* **Task statement**
Print, word for word, the opening line of the data below and every line after it through the line that contains "import * as d3 from 'd3';", but not the pictures.

* **Material supplied**
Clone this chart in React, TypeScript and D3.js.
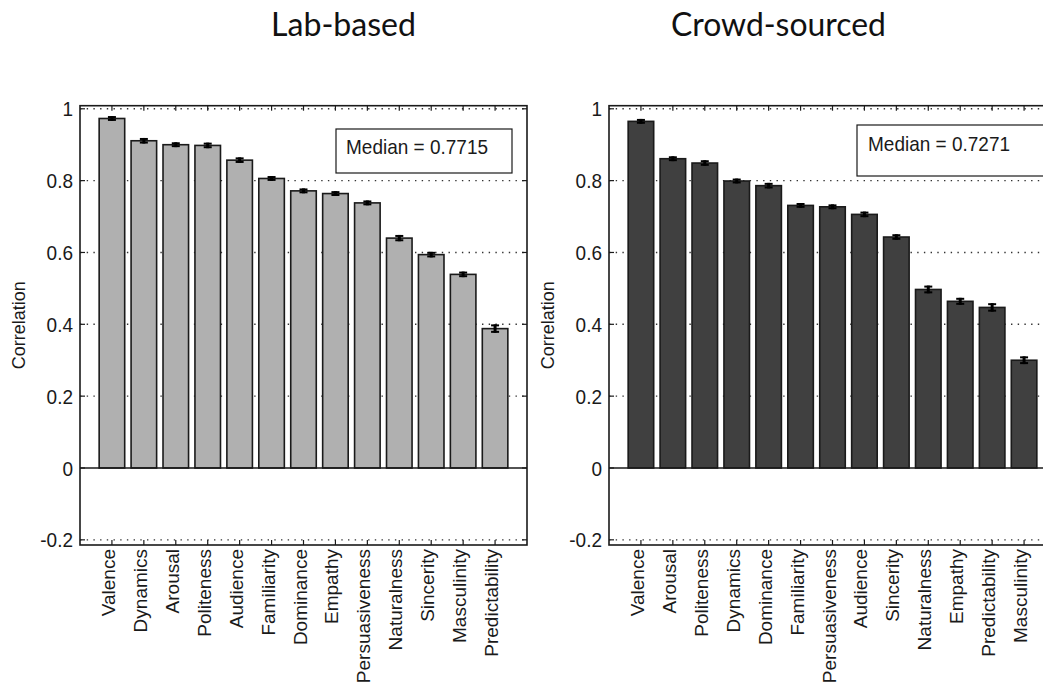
import React from 'react';
import * as d3 from 'd3';

const labLabels = ['Valence', 'Dynamics', 'Arousal', 'Politeness', 'Audience', 'Familiarity', 'Dominance', 'Empathy', 'Persuasiveness', 'Naturalness', 'Sincerity', 'Masculinity', 'Predictability'];
const labValues = [0.973, 0.911, 0.9, 0.898, 0.857, 0.806, 0.7715, 0.764, 0.738, 0.64, 0.594, 0.539, 0.388];
const labErrors = [0.004, 0.005, 0.004, 0.005, 0.005, 0.004, 0.004, 0.004, 0.004, 0.006, 0.005, 0.005, 0.009];

const crowdLabels = ['Valence', 'Arousal', 'Politeness', 'Dynamics', 'Dominance', 'Familiarity', 'Persuasiveness', 'Audience', 'Sincerity', 'Naturalness', 'Empathy', 'Predictability', 'Masculinity'];
const crowdValues = [0.965, 0.861, 0.849, 0.799, 0.786, 0.731, 0.7271, 0.706, 0.643, 0.497, 0.464, 0.447, 0.3];
const crowdErrors = [0.004, 0.004, 0.005, 0.004, 0.005, 0.004, 0.004, 0.005, 0.005, 0.008, 0.007, 0.009, 0.008];

const yTicks = [-0.2, 0, 0.2, 0.4, 0.6, 0.8, 1];
const yTickLabels = ['-0.2', '0', '0.2', '0.4', '0.6', '0.8', '1'];

const FONT = '"Liberation Sans", Arial, Helvetica, sans-serif';

type PanelProps = {
  left: number;
  labels: string[];
  values: number[];
  errors: number[];
  fill: string;
  median: string;
  box: { x: number; y: number; w: number; h: number; tx: number; ty: number };
};

const Panel = ({ left, labels, values, errors, fill, median, box }: PanelProps) => {
  const top = 105.7;
  const bottom = 545;
  const width = 447;

  // xlim [0, n+1] like matlab bar(), ylim a bit past [-0.2, 1]
  const x = d3.scaleLinear().domain([0, labels.length + 1]).range([left, left + width]);
  const y = d3.scaleLinear().domain([-0.2144, 1.0086]).range([bottom, top]);
  const bw = x(0.8) - x(0);

  return (
    <g>
      {/* dotted grid */}
      {yTicks.filter((t) => t !== 0).map((t) => (
        <line key={'g' + t} x1={left} x2={left + width} y1={y(t)} y2={y(t)}
          stroke="#333" strokeWidth={1.4} strokeDasharray="1.4 5.3" />
      ))}

      {values.map((v, i) => (
        <rect key={'b' + i} x={x(i + 1) - bw / 2} y={y(v)} width={bw} height={y(0) - y(v)}
          fill={fill} stroke="#1a1a1a" strokeWidth={1.6} />
      ))}

      {values.map((v, i) => {
        const cx = x(i + 1);
        const y1 = y(v + errors[i]);
        const y2 = y(v - errors[i]);
        return (
          <g key={'e' + i} stroke="#000" strokeWidth={2}>
            <line x1={cx} x2={cx} y1={y1 - 1} y2={y2 + 1} strokeWidth={3} />
            <line x1={cx - 4} x2={cx + 4} y1={y1} y2={y1} />
            <line x1={cx - 4} x2={cx + 4} y1={y2} y2={y2} />
          </g>
        );
      })}

      <line x1={left} x2={left + width} y1={y(0)} y2={y(0)} stroke="#1a1a1a" strokeWidth={1.6} />

      {yTicks.map((t) => (
        <g key={'t' + t} stroke="#1a1a1a" strokeWidth={1.2}>
          <line x1={left} x2={left + 5} y1={y(t)} y2={y(t)} />
          <line x1={left + width - 5} x2={left + width} y1={y(t)} y2={y(t)} />
        </g>
      ))}
      {labels.map((_, i) => (
        <g key={'xt' + i} stroke="#1a1a1a" strokeWidth={1.2}>
          <line x1={x(i + 1)} x2={x(i + 1)} y1={bottom} y2={bottom - 5} />
          <line x1={x(i + 1)} x2={x(i + 1)} y1={top} y2={top + 5} />
        </g>
      ))}

      <rect x={left} y={top} width={width} height={bottom - top} fill="none" stroke="#1a1a1a" strokeWidth={1.6} />

      {yTicks.map((t, i) => (
        <text key={'yl' + t} transform={`translate(${left - 7},${y(t)}) scale(1,1.1)`} dy="0.36em" textAnchor="end"
          fontFamily={FONT} fontSize={19} fill="#1a1a1a">{yTickLabels[i]}</text>
      ))}

      {labels.map((l, i) => (
        <text key={'xl' + i} transform={`translate(${x(i + 1) + 3},${bottom + 4}) rotate(-90)`}
          textAnchor="end" fontFamily={FONT} fontSize={19} fill="#1a1a1a">{l}</text>
      ))}

      <text transform={`translate(${left - 55},${(top + bottom) / 2}) rotate(-90)`} textAnchor="middle"
        fontFamily={FONT} fontSize={18} fill="#1a1a1a">Correlation</text>

      {/* median annotation */}
      <rect x={box.x} y={box.y} width={box.w} height={box.h} fill="#fff" stroke="#1a1a1a" strokeWidth={1.2} />
      <text transform={`translate(${box.tx},${box.ty}) scale(1,1.1)`} fontFamily={FONT} fontSize={19} fill="#1a1a1a">{median}</text>
    </g>
  );
};

const App = () => {
  return (
    <div style={{ position: 'absolute', left: 0, top: 0 }}>
      <svg width={1043} height={685} style={{ display: 'block', background: '#fff' }}>
        <text x={271} y={36} textLength={145} lengthAdjust="spacingAndGlyphs"
          fontFamily="Lato, 'Open Sans', sans-serif" fontSize={32} fill="#111">Lab-based</text>
        <text x={671} y={36} textLength={215} lengthAdjust="spacingAndGlyphs"
          fontFamily="Lato, 'Open Sans', sans-serif" fontSize={32} fill="#111">Crowd-sourced</text>

        <Panel left={80} labels={labLabels} values={labValues} errors={labErrors} fill="#b0b0b0"
          median="Median = 0.7715" box={{ x: 336, y: 129, w: 176, h: 44, tx: 346, ty: 154 }} />
        <Panel left={609} labels={crowdLabels} values={crowdValues} errors={crowdErrors} fill="#404040"
          median="Median = 0.7271" box={{ x: 857, y: 125, w: 190, h: 51, tx: 868, ty: 151 }} />
      </svg>
    </div>
  );
};

export default App;
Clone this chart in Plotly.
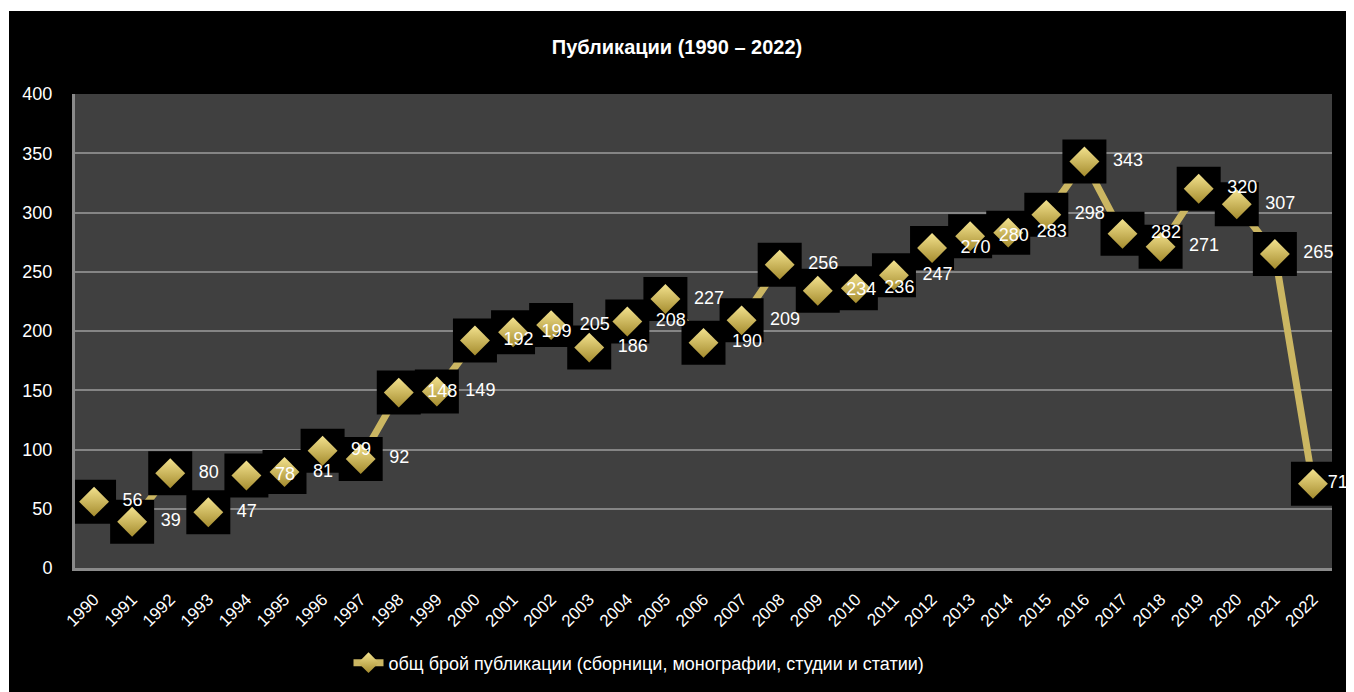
import plotly.graph_objects as go

years = [str(y) for y in range(1990, 2023)]
values = [56, 39, 80, 47, 78, 81, 99, 92, 148, 149, 192, 199, 205, 186, 208, 227,
          190, 209, 256, 234, 236, 247, 270, 280, 283, 298, 343, 282, 271, 320, 307, 265, 71]
labels = [str(v) for v in values]
series_name = "общ брой публикации (сборници, монографии, студии и статии)"
title_text = "Публикации (1990 – 2022)"
y_ticks = [0, 50, 100, 150, 200, 250, 300, 350, 400]

FONT = "Liberation Sans Narrow, Arial Narrow, Liberation Sans, Arial, sans-serif"
GOLD = "#CBB662"

# label offset driver: last label sits closer to its marker (as in the reference)
label_sizes = [44] * (len(values) - 1) + [22]

fig = go.Figure()
# connecting line
fig.add_trace(go.Scatter(x=years, y=values, mode="lines", cliponaxis=False,
                         line=dict(color=GOLD, width=7), showlegend=False, hoverinfo="skip"))
# black square backgrounds
fig.add_trace(go.Scatter(x=years, y=values, mode="markers", cliponaxis=False,
                         marker=dict(symbol="square", size=44, color="black", line=dict(width=0)),
                         showlegend=False, hoverinfo="skip"))
# diamonds
fig.add_trace(go.Scatter(x=years, y=values, mode="markers", cliponaxis=False,
                         marker=dict(symbol="diamond", size=23, color="#F3E28E",
                                     gradient=dict(type="vertical", color="#A58C2E"),
                                     line=dict(width=0)),
                         showlegend=False))
# data labels
fig.add_trace(go.Scatter(x=years, y=values, mode="markers+text", text=labels, cliponaxis=False,
                         textposition="middle right",
                         textfont=dict(family=FONT, size=18, color="white"),
                         marker=dict(symbol="square", size=label_sizes, color="rgba(0,0,0,0)",
                                     line=dict(width=0, color="rgba(0,0,0,0)")),
                         showlegend=False, hoverinfo="skip"))
# legend entry
fig.add_trace(go.Scatter(x=[None], y=[None], mode="lines+markers", name=series_name,
                         line=dict(color=GOLD, width=7),
                         marker=dict(symbol="diamond", size=16, color="#F3E28E",
                                     gradient=dict(type="vertical", color="#A58C2E"),
                                     line=dict(width=0))))

W, H = 1346, 684
L, T = 67, 86
pw, ph = 1257, 474
R = W - L - pw
B = H - T - ph
fig.update_layout(
    width=W, height=H,
    margin=dict(l=L, r=R, t=T, b=B),
    paper_bgcolor="white",
    plot_bgcolor="rgba(0,0,0,0)",
    font=dict(family=FONT, color="white", size=18),
    title=dict(text="<b>" + title_text + "</b>", x=669 / W, xref="container", xanchor="center",
               y=1 - 39 / H, yref="container", yanchor="middle",
               font=dict(family=FONT, size=20, color="white")),
    showlegend=True,
    legend=dict(orientation="h", xref="container", yref="container",
                x=631 / W, xanchor="center", y=1 - 655 / H, yanchor="middle",
                font=dict(family=FONT, size=18, color="white"),
                bgcolor="rgba(0,0,0,0)"),
    shapes=[
        dict(type="rect", xref="paper", yref="paper",
             x0=(1 - L) / pw, x1=(W + 10 - L) / pw, y0=-(B + 10) / ph, y1=(T + ph - 3) / ph,
             fillcolor="black", line=dict(width=0), layer="below"),
        dict(type="rect", xref="paper", yref="paper", x0=0, x1=1, y0=0, y1=1,
             fillcolor="#404040", line=dict(width=0), layer="below"),
    ],
    xaxis=dict(type="category", range=[-0.5, len(years) - 0.5], tickangle=-45,
               showgrid=False, showline=True, linecolor="#8A8A8A", linewidth=3,
               ticks="", tickfont=dict(family=FONT, size=17, color="white"),
               ticklabelstandoff=12, fixedrange=True),
    yaxis=dict(range=[0, 400], tickvals=y_ticks, showgrid=True, gridcolor="#858585",
               gridwidth=2, zeroline=False, showline=True, linecolor="#8A8A8A", linewidth=3,
               ticks="", tickfont=dict(family=FONT, size=18, color="white"),
               ticklabelstandoff=16, fixedrange=True),
)

fig.write_html("out.html")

* **Exercise result**
Clone this chart in React, TypeScript and D3.js.
import React from 'react';
import * as d3 from 'd3';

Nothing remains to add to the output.